Cleaning Dilution for a Mop Bucket (3L, 5L, 10L Examples)

Practical dilution examples for common mop bucket sizes—so you can mix consistently without guessing.

Part of the main guide

This article belongs to the Cleaning Dilution Guide, where readers can move between label-reading basics, bucket math, spray-bottle scaling, and common ratio examples.

Quick answer

For mop buckets, the safest “correct” dilution is the one on your product label. If the label gives a ratio (like 1:20 or 1:50) or an amount (like mL per liter), plug your bucket size into the Cleaning Dilution Calculator to get exact measurements for 3L, 5L, 10L—or any size you use.

Why mop bucket dilution is easy to mess up

  • Buckets vary (a “10L bucket” often isn’t filled to the top during use).
  • People eyeball amounts instead of measuring.
  • Ratios feel abstract when you’re holding a jug and a bucket.
  • Small unit mistakes (mL vs liters) make big strength differences.

Most labels use one of these dilution styles

  • Ratio: 1:20, 1:50, 1:100 (parts product to parts water)
  • Amount per liter: like 20 mL per 1 liter

If ratios confuse you, read: What Does 1:10 Dilution Mean?

Examples if your label says “mL per liter”

This is the most bucket-friendly format. You just multiply by your bucket volume. Example below uses 20 mL per 1 liter (common style on many concentrates).

Bucket size Product (20 mL per liter example)
3 liters 60 mL product
5 liters 100 mL product
10 liters 200 mL product

If your label is 10 mL/L, 30 mL/L, etc., the same idea applies—just change the number. The Cleaning Dilution Calculator does it instantly.

Examples if your label uses ratios (like 1:50)
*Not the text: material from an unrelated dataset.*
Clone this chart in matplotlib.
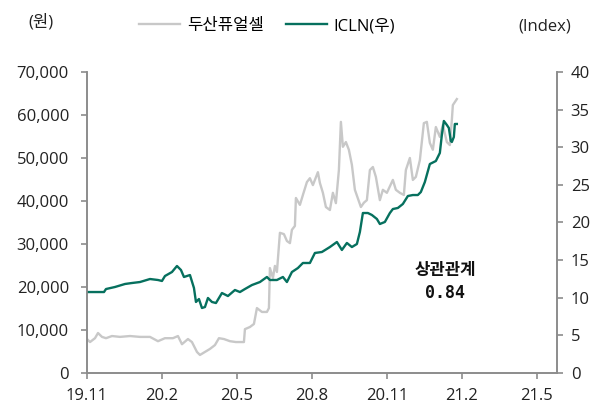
import matplotlib
matplotlib.use("Agg")
import matplotlib.pyplot as plt

plt.rcParams['font.family'] = ['Open Sans', 'Noto Sans CJK KR', 'DejaVu Sans']

# x positions: months since 2019-11
tick_pos = [0, 3, 6, 9, 12, 15, 18]
tick_labels = ['19.11', '20.2', '20.5', '20.8', '20.11', '21.2', '21.5']

doosan_x = [0.00, 0.12, 0.32, 0.44, 0.60, 0.76, 1.00, 1.32, 1.72, 2.12, 2.52, 2.84, 3.12, 3.44, 3.64,
            3.80, 4.04, 4.20, 4.40, 4.52, 4.72, 4.92, 5.12, 5.28, 5.48, 5.72, 5.96, 6.28, 6.32, 6.52,
            6.68, 6.80, 7.00, 7.20, 7.28, 7.32, 7.44, 7.52, 7.60, 7.72, 7.88, 8.00, 8.12, 8.20, 8.32,
            8.36, 8.52, 8.64, 8.80, 8.92, 9.04, 9.24, 9.32, 9.44, 9.56, 9.72, 9.84, 9.96, 10.08, 10.16,
            10.24, 10.36, 10.48, 10.60, 10.72, 10.84, 10.96, 11.08, 11.20, 11.32, 11.44, 11.56, 11.72,
            11.84, 12.00, 12.24, 12.36, 12.52, 12.68, 12.76, 12.92, 13.04, 13.16, 13.32, 13.48, 13.60,
            13.72, 13.84, 13.96, 14.12, 14.24, 14.40, 14.52, 14.60, 14.64, 14.80]
doosan_y = [7900, 7200, 8100, 9300, 8400, 8100, 8600, 8400, 8600, 8400, 8400, 7400, 8100, 8100, 8600,
            6700, 7900, 7200, 4900, 4200, 4900, 5600, 6500, 8100, 7900, 7400, 7200, 7200, 10200, 10700,
            11400, 15100, 14200, 14200, 15100, 24400, 22100, 24900, 23500, 32600, 32300, 30700, 30200, 33300, 34200,
            40700, 39100, 41400, 44400, 45300, 43700, 46700, 44200, 41900, 38600, 37900, 41900, 39500, 47200, 58400,
            52600, 53700, 51900, 48400, 42600, 40600, 38600, 39600, 40200, 47200, 47900, 45600, 40200,
            42600, 41900, 44900, 42600, 41900, 41400, 47200, 50000, 44900, 45600, 49500, 58100, 58400,
            53500, 51900, 57200, 54900, 57700, 53700, 53000, 58800, 62300, 63700]

icln_x = [0.00, 0.68, 0.76, 1.12, 1.52, 1.80, 2.12, 2.52, 2.84, 3.00, 3.12, 3.40, 3.60, 3.76, 3.88,
          4.12, 4.28, 4.36, 4.48, 4.60, 4.72, 4.84, 5.00, 5.16, 5.40, 5.64, 5.92, 6.12, 6.32, 6.60,
          6.92, 7.20, 7.32, 7.60, 7.84, 8.00, 8.20, 8.44, 8.64, 8.92, 9.12, 9.40, 9.72, 10.00, 10.20,
          10.40, 10.60, 10.80, 10.92, 11.04, 11.24, 11.40, 11.60, 11.72, 11.92, 12.12, 12.24, 12.44,
          12.64, 12.84, 13.04, 13.24, 13.36, 13.52, 13.72, 13.96, 14.12, 14.20, 14.28, 14.40, 14.48,
          14.56, 14.60, 14.68, 14.72, 14.80]
icln_y = [10.76, 10.76, 11.16, 11.43, 11.83, 11.96, 12.09, 12.49, 12.36, 12.23, 12.89, 13.42, 14.22, 13.69, 12.76,
          13.02, 11.30, 9.44, 9.83, 8.64, 8.77, 9.97, 9.44, 9.30, 10.63, 10.23, 11.03, 10.76, 11.16, 11.69,
          12.09, 12.76, 12.36, 12.36, 12.76, 12.09, 13.42, 13.95, 14.62, 14.62, 15.95, 16.08, 16.74, 17.41, 16.35,
          17.28, 16.74, 17.14, 18.74, 21.26, 21.26, 21.00, 20.47, 19.80, 20.07, 21.26, 21.79, 21.93,
          22.46, 23.52, 23.65, 23.65, 24.05, 25.38, 27.77, 28.17, 29.24, 31.63, 33.49, 32.96, 32.56,
          30.83, 30.70, 31.36, 33.09, 33.09]

GRAY = '#c8c8c8'
GREEN = '#06705e'
SPINE = '#8c8c8c'
TXT = '#222222'

fig = plt.figure(figsize=(6.0, 4.03), dpi=100)
ax = fig.add_axes([0.145, 0.0744, 0.783, 0.747])
ax2 = ax.twinx()

l1, = ax.plot(doosan_x, doosan_y, color=GRAY, lw=1.7, label='두산퓨얼셀')
l2, = ax2.plot(icln_x, icln_y, color=GREEN, lw=1.7, label='ICLN(우)')

ax.set_xlim(0, 18.8)
ax.set_ylim(0, 70000)
ax2.set_ylim(0, 40)
ax.set_yticks(range(0, 70001, 10000))
ax.set_yticklabels([f'{v:,}' for v in range(0, 70001, 10000)])
ax2.set_yticks(range(0, 41, 5))
ax.set_xticks(tick_pos)
ax.set_xticklabels(tick_labels)

for a in (ax, ax2):
    a.spines['top'].set_visible(False)
    for s in ('left', 'right', 'bottom'):
        a.spines[s].set_color(SPINE)
        a.spines[s].set_linewidth(1.2)
    a.tick_params(colors=SPINE, labelcolor=TXT, labelsize=12, length=4, width=1.2, direction='out')
ax.tick_params(axis='x', pad=7)
ax.tick_params(axis='y', pad=9)
ax2.tick_params(axis='y', pad=6)

fig.text(0.068, 0.945, '(원)', fontsize=12, color=TXT, ha='center', va='center')
fig.text(0.908, 0.935, '(Index)', fontsize=12, color=TXT, ha='center', va='center')

fig.legend(handles=[l1, l2], loc='center', bbox_to_anchor=(0.445, 0.935), ncol=2, frameon=False,
           fontsize=12, handlelength=2.5, columnspacing=1.3, handletextpad=0.4)

ax2.text(14.32, 13.7, '상관관계', fontsize=12, fontweight='bold', ha='center', va='center', color='#111111')
ax2.text(14.32, 10.6, '0.84', fontsize=12, fontweight='bold', ha='center', va='center', color='#111111',
         family=['DejaVu Sans Mono', 'DejaVu Sans'])

fig.savefig('out.png', dpi=100)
Ratios are still easy—you just convert them to amounts for your bucket size. Below are examples for common bucket volumes.

Ratio 3 liters 5 liters 10 liters
1:20 (1 + 20 parts) ~143 mL product ~238 mL product ~476 mL product
1:50 (1 + 50 parts) ~59 mL product ~98 mL product ~196 mL product
1:100 (1 + 100 parts) ~30 mL product ~50 mL product ~99 mL product

These are rounded for practical measuring. If your label uses a specific ratio like 1:64 or 1:128, use the Cleaning Dilution Calculator for exact numbers.

Simple bucket mixing steps

  1. Decide your working volume (how many liters you actually fill).
  2. Add water first.
  3. Measure the product amount and add it.
  4. Stir gently with the mop handle (no splashing).

Common mop bucket mistakes

  • Filling “to the top”: you rarely need a full bucket—mix for the volume you actually use.
  • Overpouring: too strong can leave residue and may damage some finishes.
  • Wrong units: liters vs mL (especially when eyeballing caps).
  • One ratio for everything: follow the product label for that cleaner.

When the calculator helps most

Mop bucket mixing is where people most often “eyeball it.” If you want consistent results, use the Cleaning Dilution Calculator and measure once—then you can repeat the same mix every time.

Safety note (short)

Follow the product label and the floor manufacturer’s care guidance. If you’re using bleach products, don’t mix bleach with other cleaners (especially ammonia, acids, or vinegar).